His father, Jay, won the 1998 tournament. Haas' great uncle, 85-year-old Bob Goalby, was in the gallery at PGA West's Arnold Palmer Private Course. Goalby won the 1968 Masters.

Haas was making his first start since November. He took the break to rest his left wrist, fractured in April when he fell down stairs.

"I played a little bit," Haas said. "I didn't just put the clubs up."

Haas got to 22 under with the birdie on 16, breaking a six-man tie for the lead.

"I've been in a tournament where I've been maybe one ahead or tied, but not with five or six guys right behind me knowing that if I dump one in the water, I go from winning to finishing 10th," Haas said.

Matt Kuchar, Charley Hoffman, Brendan Steele, Steve Wheatcroft and Sung Joon Park tied for second. Hoffman and Steele shot 64, Park had a 65, and Kuchar and Wheatcroft shot 67.

Haas kept a share of the lead with a key par save on the par-3 15th. Short-sided in the left bunker, he blasted to 6 feet.

"That was one of the moments where I knew if I missed that I was going from leading to maybe not even top 10," Haas said.

He had a chance to increase the lead on the par-3 17th, but missed a 10-foot birdie try with a bighorn sheep grazing nearby at the foot of the Santa Rosa Mountains.

On 18, with water on the left, his drive went too far right.

"I was doing everything I could to not go left. So, what do you do? You go right," he said.

Haas eagled the par-5 sixth for a share of the lead, setting up his 15-foot putt with a 260-yard shot from the dormant left rough with the ball below his feet.

"That was huge," Haas said. "Just fortunate that 5-wood came out like it did, because out of that Bermuda rough, anything can happen."

Justin Thomas, Webb Simpson and Boo Weekley tied for seventh, two strokes back.

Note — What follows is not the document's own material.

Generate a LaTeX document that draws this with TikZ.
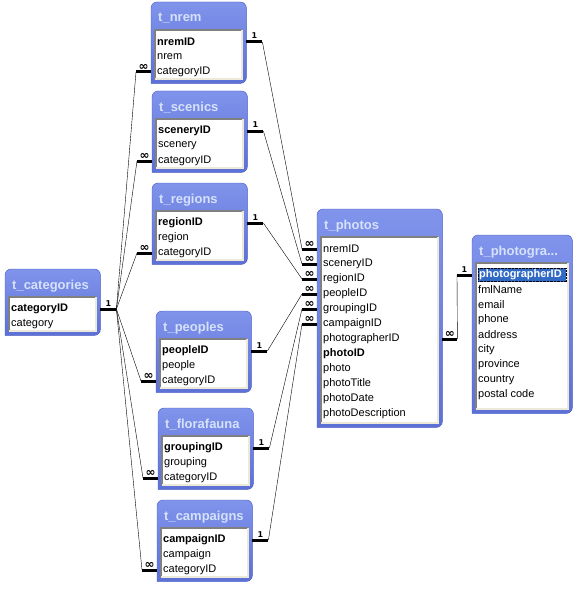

Thomas, playing alongside Haas and two-time heart transplant recipient Erik Compton, dropped out of the lead on 16 with a double bogey after hitting into the canal from a fairway bunker.

"Hit fractionally behind it and in the water she went," Thomas said.

The 21-year-old former Alabama player birdied 18 for a 69.

Compton shot 70 to tie for 10th, three strokes back at 19 under.

"I wasn't pleased with the way I started," Compton said. "You got to put your foot down."

Phil Mickelson had a 68 to tie for 24th at 15 under in his first start since the Ryder Cup.

"It was a good week to get the year started," Mickelson said. "Now we'll see the next two weeks if I can get that fine-tuning done."